Ces éléments, le coq et le bélier, font partie des attributs permettant l’identification de Mercure.
La documentation, trop restreinte, ne permet pas cependant de généraliser l’association d’une représentation d’un dieu barbu à triple visage d’une part, avec le dieu Mercure d’autre part.
Ces représentations doivent être traitées au cas par cas et il faut parler d’identification, d’assimilation ou d’association selon les cas.
De plus, les représentations figurant au sommet de la stèle de Saint Amand sur Ornain ne figurent aucun des attributs de Mercure.
Association avec Cernunnos : Les objets figurant sur le sommet de la stèle pourraient être des bois de cerf, rapprochant la sculpture au dieu Cernunnos dont 3 ou 4 représentations le font apparaître doté de 3 visages.
Mais la représentation des bois sur la stèle de Saint Amand n’est pas naturelle (droite et rigide), et serait une représentation absolument unique dans le corpus documentaire disponible. Elle doit donc être écartée.
Usage de ces représentations : L’absence de fouilles régulières entourant la découverte de ces sculptures ne permet pas d’en définir une localisation et une fonction funéraire précise. On en est réduit à extrapoler. Les principales hypothèses sont les suivantes :
- Stèle placée en contexte funéraire :
Mercure a un rôle psychopompe à Rome : il conduit les âmes des défunts. Mais ce rôle est peu attesté en Gaule. Certaines trouvailles du même type seraient localisables dans un contexte funéraire : monument dit « Aux armes de Mars » (Paris), relief d’Auch, le bloc de la Malmaison, fragment de relief sculpté de Trèves, relief de Metz (perdu). Trois faces peuvent correspondre au passé, au présent et à l'avenir.
- Sanctuaire domestique :
Les dimensions réduites de ces stèles les rendent utilisables dans les petites niches des autels domestiques.
- Sanctuaire public :
Une stèle de ce type a été retrouvée dans le puits d’un sanctuaire.
- Divinités de carrefour :
Il s’agirait de dieux topiques, placés à des carrefours.
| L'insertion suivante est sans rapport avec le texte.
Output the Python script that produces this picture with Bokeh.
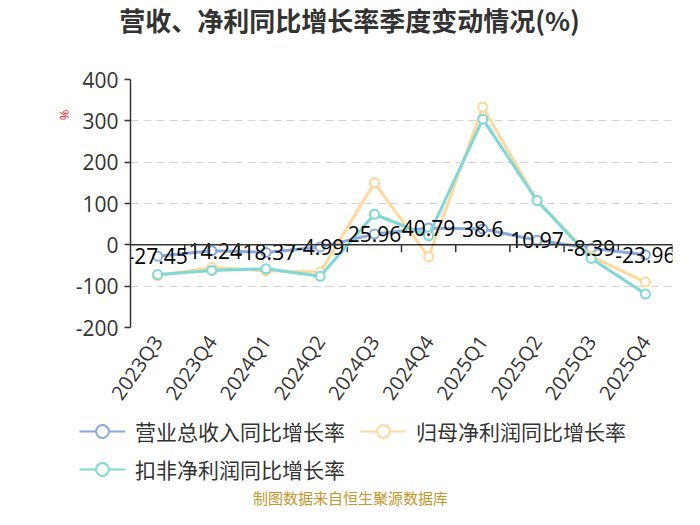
import math

from bokeh.plotting import figure
from bokeh.layouts import column, row
from bokeh.models import (ColumnDataSource, FactorRange, Range1d, FixedTicker,
                          Span, Legend, LegendItem, Title, Label)
from bokeh.transform import dodge
from bokeh.core.properties import value
from bokeh.embed import file_html
from bokeh.resources import INLINE

# chart data
quarters = ["2023Q3", "2023Q4", "2024Q1", "2024Q2", "2024Q3",
            "2024Q4", "2025Q1", "2025Q2", "2025Q3", "2025Q4"]
revenue_growth = [-27.45, -14.24, -18.37, -4.99, 25.96, 40.79, 38.6, 10.97, -8.39, -23.96]
parent_profit_growth = [-75, -55, -63, -66, 150, -29, 333, 107, -28, -90]
deducted_profit_growth = [-72, -62, -58, -76, 74, 22, 304, 107, -33, -119]
y_ticks = [-200, -100, 0, 100, 200, 300, 400]
series_names = ["营业总收入同比增长率", "归母净利润同比增长率", "扣非净利润同比增长率"]

TITLE = "营收、净利同比增长率季度变动情况(%)"
FOOTER = "制图数据来自恒生聚源数据库"
CJK = "Noto Sans CJK SC"
NUM = "Open Sans"
colors = ["#8aa8dc", "#ffd99b", "#7ed8d8"]

src = ColumnDataSource(data=dict(
    q=quarters,
    rev=revenue_growth,
    par=parent_profit_growth,
    ded=deducted_profit_growth,
    rev_label=[str(v) for v in revenue_growth],
))


def strip(height):
    """plain figure used as a band for title / legend / note"""
    f = figure(width=684, height=height, x_range=Range1d(0, 1), y_range=Range1d(0, 1),
               output_backend="svg", toolbar_location=None, tools="", min_border=0)
    f.axis.visible = False
    f.grid.visible = False
    f.outline_line_color = None
    return f


# title band
head = strip(40)
head.add_layout(Label(x=349, y=21, x_units="screen", y_units="screen", text=TITLE,
                      text_align="center", text_baseline="middle", text_font=CJK,
                      text_font_size="26px", text_font_style="bold",
                      text_color="#333333"))

p = figure(
    width=684,
    height=375,
    x_range=FactorRange(*quarters, range_padding=0),
    y_range=Range1d(-200, 400),
    output_backend="svg",
    toolbar_location=None,
    tools="",
    min_border_left=130,
    min_border_right=12,
    min_border_top=39,
    min_border_bottom=88,
)
p.outline_line_color = None
p.xgrid.visible = False
p.ygrid.grid_line_color = "#d4d4d4"
p.ygrid.grid_line_dash = "8 5"
p.ygrid.grid_line_width = 1.2

# y axis
p.yaxis.ticker = FixedTicker(ticks=y_ticks)
p.yaxis.major_label_overrides = {t: str(t) for t in y_ticks}
p.yaxis.axis_line_color = "#333333"
p.yaxis.axis_line_width = 1.5
p.yaxis.major_tick_line_color = "#333333"
p.yaxis.major_tick_line_width = 1.5
p.yaxis.major_tick_out = 6
p.yaxis.major_tick_in = 0
p.yaxis.minor_tick_line_color = None
p.yaxis.major_label_standoff = 6
p.yaxis.major_label_text_font = NUM
p.yaxis.major_label_text_font_size = "21px"
p.yaxis.major_label_text_color = "#333333"

# small red unit mark left of the y axis
p.add_layout(Title(text="%", align="right", offset=30, standoff=0,
                   text_font=NUM, text_font_size="13px", text_font_style="normal",
                   text_color="#ff2020"), "left")

# x axis: labels only, the axis line sits at zero
p.xaxis.axis_line_color = None
p.xaxis.major_tick_line_color = None
p.xaxis.major_label_orientation = math.radians(55)
p.xaxis.major_label_standoff = 4
p.xaxis.major_label_text_font = NUM
p.xaxis.major_label_text_font_size = "20px"
p.xaxis.major_label_text_color = "#333333"

p.add_layout(Span(location=0, dimension="width", line_color="#333333", line_width=1.5))
p.segment(x0=dodge("q", 0.5, range=p.x_range), y0=0,
          x1=dodge("q", 0.5, range=p.x_range), y1=-18,
          source=src, line_color="#333333", line_width=1.5)

for col, color in zip(["rev", "par", "ded"], colors):
    p.line(x="q", y=col, source=src, line_color=color, line_width=3)
    p.scatter(x="q", y=col, source=src, size=9, fill_color="white",
              line_color=color, line_width=2)

# data labels of the revenue series
p.text(x="q", y="rev", text="rev_label", source=src, text_align="center",
       text_baseline="middle", text_font=value(NUM), text_font_size="21px",
       text_color="#000000")

# legend and source note band; its series sit outside its visible y range
foot = figure(width=684, height=94, x_range=p.x_range, y_range=Range1d(1000, 1001),
              output_backend="svg", toolbar_location=None, tools="", min_border=0)
foot.axis.visible = False
foot.grid.visible = False
foot.outline_line_color = None

items = []
for col, color, name in zip(["rev", "par", "ded"], colors, series_names):
    ln = foot.line(x="q", y=col, source=src, line_color=color, line_width=2)
    sc = foot.scatter(x="q", y=col, source=src, fill_color="white",
                      line_color=color, line_width=2)
    items.append(LegendItem(label=name, renderers=[ln, sc]))


def make_legend(legend_items, loc):
    return Legend(
        items=legend_items,
        location=loc,
        orientation="horizontal",
        glyph_width=46,
        glyph_height=32,
        label_standoff=10,
        label_width=223,
        spacing=2,
        padding=0,
        margin=0,
        border_line_color=None,
        background_fill_alpha=0,
        label_text_font=CJK,
        label_text_font_size="21px",
        label_text_color="#333333",
    )


foot.add_layout(make_legend(items[:2], (79, 62)))
foot.add_layout(make_legend(items[2:], (79, 24)))
foot.add_layout(Label(x=350, y=12, x_units="screen", y_units="screen", text=FOOTER,
                      text_align="center", text_baseline="middle", text_font=CJK,
                      text_font_size="15px", text_color="#c8962c"))

layout = column(row(head), p, row(foot))
open("out.html", "w").write(file_html(layout, INLINE))
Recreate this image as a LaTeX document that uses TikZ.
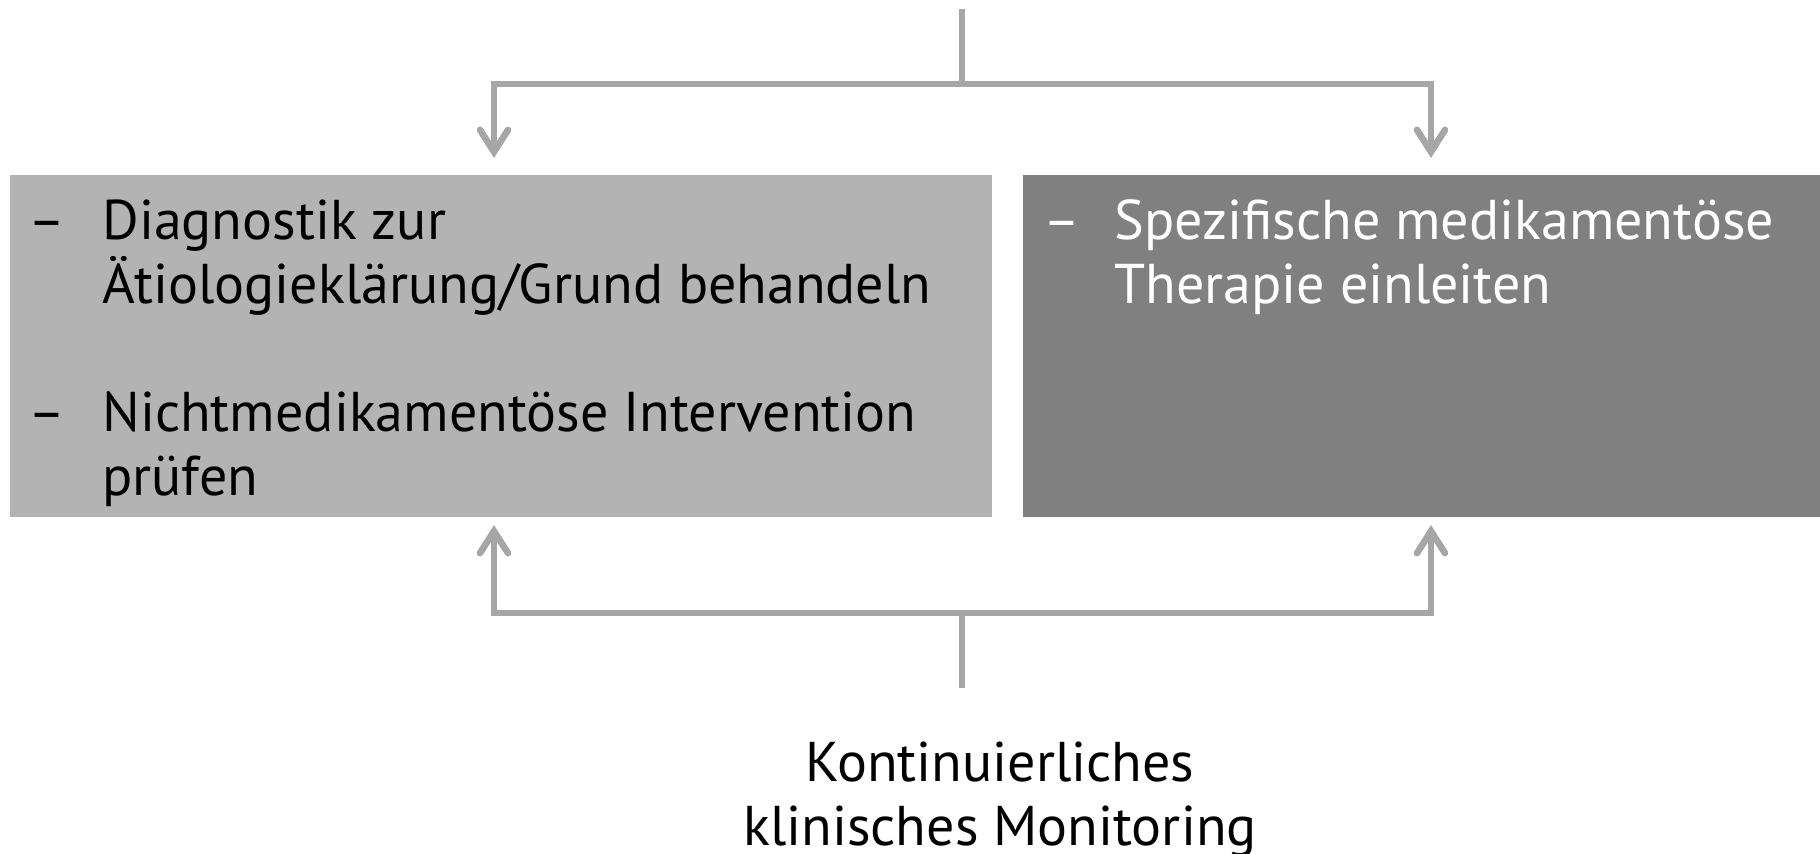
\documentclass[tikz,border=0pt]{standalone}
\usepackage{fontspec}
\setmainfont{PT Sans}
\usetikzlibrary{positioning, arrows.meta, calc}

\definecolor{linegray}{HTML}{A6A6A6}
\definecolor{lightbox}{HTML}{B3B3B3}
\definecolor{darkbox}{HTML}{808080}

\tikzset{
  link/.style={draw=linegray, line width=3.3pt},
  flow/.style={link, -{Straight Barb[length=11pt, width=14pt, line cap=round]}},
  panel/.style={anchor=north west, minimum height=171pt, inner sep=0pt},
  item/.style={anchor=base west, align=left, inner sep=0pt, font=\fontsize{28}{32}\selectfont},
}

\begin{document}
\begin{tikzpicture}[x=0.5pt, y=-0.5pt]
    \useasboundingbox (0,0) rectangle (1820,853);

    % Boxes
    \node[panel, fill=lightbox, minimum width=491pt] (diag) at (10,175) {};
    \node[panel, fill=darkbox, minimum width=398.5pt] (medi) at (1023,175) {};

    % Box texts (base = last line)
    \node[item] (dashA) at (28,239) {–};
    \node[item] (diagtext) at (102,303) {Diagnostik zur\\Ätiologieklärung/Grund behandeln};
    \node[item] (dashB) at (28,431) {–};
    \node[item] (nichttext) at (102,495) {Nichtmedikamentöse Intervention\\prüfen};
    \node[item, text=white] (dashC) at (1043,239) {–};
    \node[item, text=white] (meditext) at (1114,303) {Spezifische medikamentöse\\Therapie einleiten};

    % Monitoring label
    \node[item, anchor=base, align=center] (monitor) at (1000,845) {Kontinuierliches\\klinisches Monitoring};

    % Top split
    \coordinate (topin) at (962,9);
    \coordinate (split) at (962,84);
    \coordinate (diagin) at (494,158);
    \coordinate (mediin) at (1431,158);
    \draw[link] (topin) -- (split);
    \draw[flow] (split) -| (diagin);
    \draw[flow] (split) -| (mediin);

    % Bottom feedback
    \coordinate (monout) at (962,688);
    \coordinate (merge) at (962,613);
    \coordinate (diagback) at (494,525);
    \coordinate (mediback) at (1431,525);
    \draw[link] (monout) -- (merge);
    \draw[flow] (merge) -| (diagback);
    \draw[flow] (merge) -| (mediback);
\end{tikzpicture}
\end{document}
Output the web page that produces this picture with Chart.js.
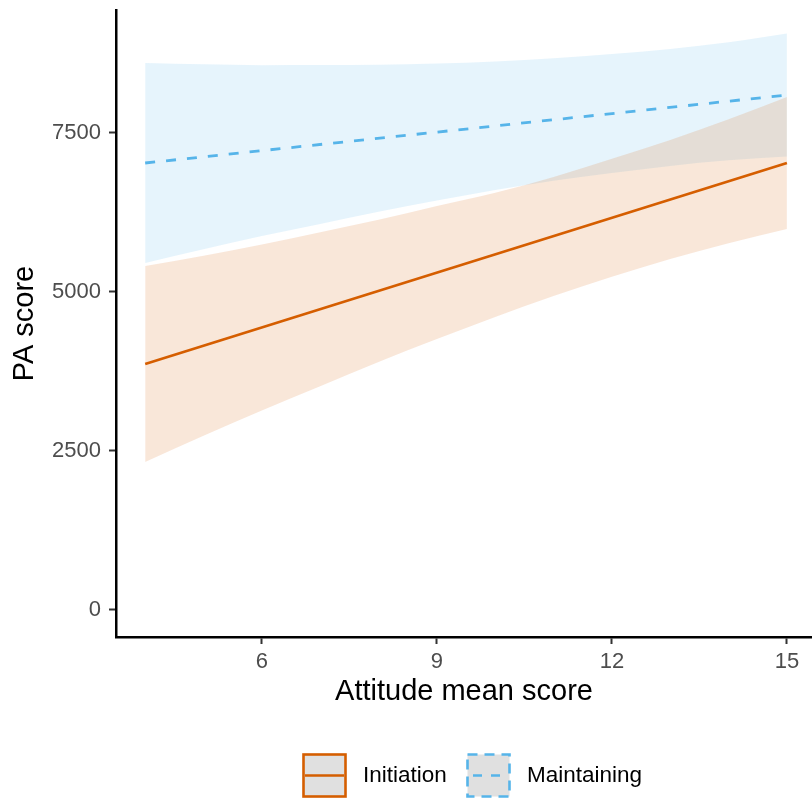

Un carrefour se traduit par τρίοδος en grec, et Hécate, déesse des carrefours, est tricéphale.
Si le dieu dont il est question peut être assimilé à Mercure, cette hypothèse aurait une certaine force. De plus, la plupart des sculptures de ce type qui ont été retrouvées étaient placées dans un contexte urbain. Les triplements du visage lui permet de surveiller toutes les routes à la fois.
Autres interprétations de la Triplicité du dieu : • DUMEZIL considère qu'il s'agit de l'expression des trois pouvoirs tels qu'il les a distingués dans le monde indo-européen, et particulièrement dans les cultures celtes : pouvoir royal, sacerdotal et économique.
• On peut penser aux états différents d'un même être tels que : sommeil, rêve et veille ou encore à ses passages à travers les trois mondes (ciel, air et terre) de la cosmologie celtique, sinon à un passage dans le temps. La triplicité représente dans ce cas la totalité du passé, du présent et de l'avenir Dictionnaire des Symboles de Chevalier & Gheerbrant
• J.J.HATT le tricéphale représente, soit Trois personnages divins associés dans un mythe commun, soit le même personnage dans trois étapes (avatars au sens hindou du terme) d'un parcours mythique personnel, ou un mélange des deux.
Sources :
"Une divinité à triple visage de Naix-aux-Forges (Meuse). Une nouvelle sculpture en pierre au musée d'Archéologie nationale", Antiquités nationales, 38, 2006-2007 [2008], p. 9-20.